# [Written problem]
Reproduce the listing exactly and skip over any pictures.

>>>>>

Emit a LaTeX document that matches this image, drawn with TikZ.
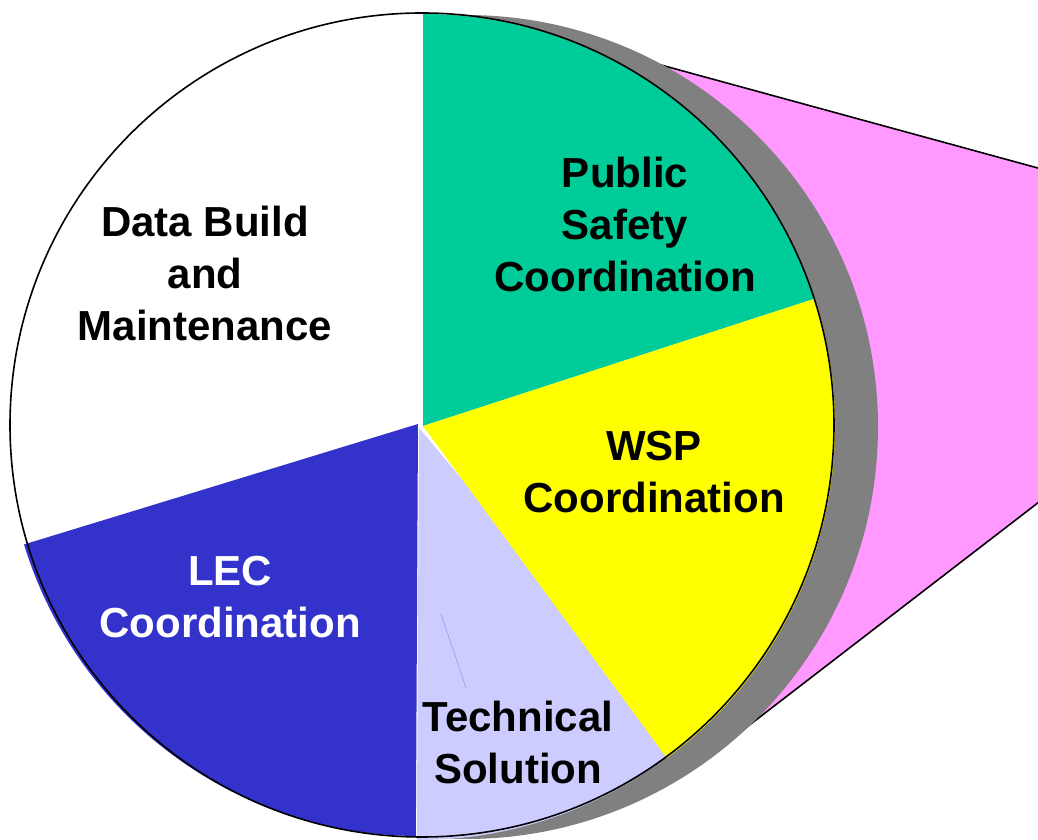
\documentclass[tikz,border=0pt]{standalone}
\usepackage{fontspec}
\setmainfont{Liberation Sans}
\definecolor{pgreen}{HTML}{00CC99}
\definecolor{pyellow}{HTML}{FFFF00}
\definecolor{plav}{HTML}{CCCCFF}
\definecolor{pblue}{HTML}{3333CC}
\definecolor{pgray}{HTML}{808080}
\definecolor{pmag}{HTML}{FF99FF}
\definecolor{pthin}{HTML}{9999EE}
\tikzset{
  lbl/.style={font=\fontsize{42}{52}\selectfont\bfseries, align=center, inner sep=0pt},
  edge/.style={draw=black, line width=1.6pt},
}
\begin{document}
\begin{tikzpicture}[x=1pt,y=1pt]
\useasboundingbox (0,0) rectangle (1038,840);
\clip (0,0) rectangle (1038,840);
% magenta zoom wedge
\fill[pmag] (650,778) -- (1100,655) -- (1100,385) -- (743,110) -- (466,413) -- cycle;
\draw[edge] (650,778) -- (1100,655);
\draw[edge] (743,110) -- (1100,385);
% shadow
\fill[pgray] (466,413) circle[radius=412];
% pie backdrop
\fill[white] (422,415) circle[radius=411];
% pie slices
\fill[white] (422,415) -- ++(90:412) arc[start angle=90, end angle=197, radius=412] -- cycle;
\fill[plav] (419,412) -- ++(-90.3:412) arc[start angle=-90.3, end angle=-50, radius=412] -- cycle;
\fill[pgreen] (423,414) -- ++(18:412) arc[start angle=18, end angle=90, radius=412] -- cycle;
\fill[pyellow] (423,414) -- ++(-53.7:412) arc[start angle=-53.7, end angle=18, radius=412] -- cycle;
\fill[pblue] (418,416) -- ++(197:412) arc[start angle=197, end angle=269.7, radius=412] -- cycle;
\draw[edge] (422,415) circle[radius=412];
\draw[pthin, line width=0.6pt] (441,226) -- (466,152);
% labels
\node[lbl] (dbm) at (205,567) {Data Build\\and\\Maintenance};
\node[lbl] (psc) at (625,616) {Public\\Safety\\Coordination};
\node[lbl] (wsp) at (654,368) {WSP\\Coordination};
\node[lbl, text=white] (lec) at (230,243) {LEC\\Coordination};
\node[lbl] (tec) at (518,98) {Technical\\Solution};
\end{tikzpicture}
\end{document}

<<<<<

# [Task solution]
Emit a LaTeX document that matches this image, drawn with TikZ.
\documentclass[tikz,border=0pt]{standalone}
\usepackage{fontspec}
\setmainfont{Liberation Sans}
\definecolor{pgreen}{HTML}{00CC99}
\definecolor{pyellow}{HTML}{FFFF00}
\definecolor{plav}{HTML}{CCCCFF}
\definecolor{pblue}{HTML}{3333CC}
\definecolor{pgray}{HTML}{808080}
\definecolor{pmag}{HTML}{FF99FF}
\definecolor{pthin}{HTML}{9999EE}
\tikzset{
  lbl/.style={font=\fontsize{42}{52}\selectfont\bfseries, align=center, inner sep=0pt},
  edge/.style={draw=black, line width=1.6pt},
}
\begin{document}
\begin{tikzpicture}[x=1pt,y=1pt]
\useasboundingbox (0,0) rectangle (1038,840);
\clip (0,0) rectangle (1038,840);
% magenta zoom wedge
\fill[pmag] (650,778) -- (1100,655) -- (1100,385) -- (743,110) -- (466,413) -- cycle;
\draw[edge] (650,778) -- (1100,655);
\draw[edge] (743,110) -- (1100,385);
% shadow
\fill[pgray] (466,413) circle[radius=412];
% pie backdrop
\fill[white] (422,415) circle[radius=411];
% pie slices
\fill[white] (422,415) -- ++(90:412) arc[start angle=90, end angle=197, radius=412] -- cycle;
\fill[plav] (419,412) -- ++(-90.3:412) arc[start angle=-90.3, end angle=-50, radius=412] -- cycle;
\fill[pgreen] (423,414) -- ++(18:412) arc[start angle=18, end angle=90, radius=412] -- cycle;
\fill[pyellow] (423,414) -- ++(-53.7:412) arc[start angle=-53.7, end angle=18, radius=412] -- cycle;
\fill[pblue] (418,416) -- ++(197:412) arc[start angle=197, end angle=269.7, radius=412] -- cycle;
\draw[edge] (422,415) circle[radius=412];
\draw[pthin, line width=0.6pt] (441,226) -- (466,152);
% labels
\node[lbl] (dbm) at (205,567) {Data Build\\and\\Maintenance};
\node[lbl] (psc) at (625,616) {Public\\Safety\\Coordination};
\node[lbl] (wsp) at (654,368) {WSP\\Coordination};
\node[lbl, text=white] (lec) at (230,243) {LEC\\Coordination};
\node[lbl] (tec) at (518,98) {Technical\\Solution};
\end{tikzpicture}
\end{document}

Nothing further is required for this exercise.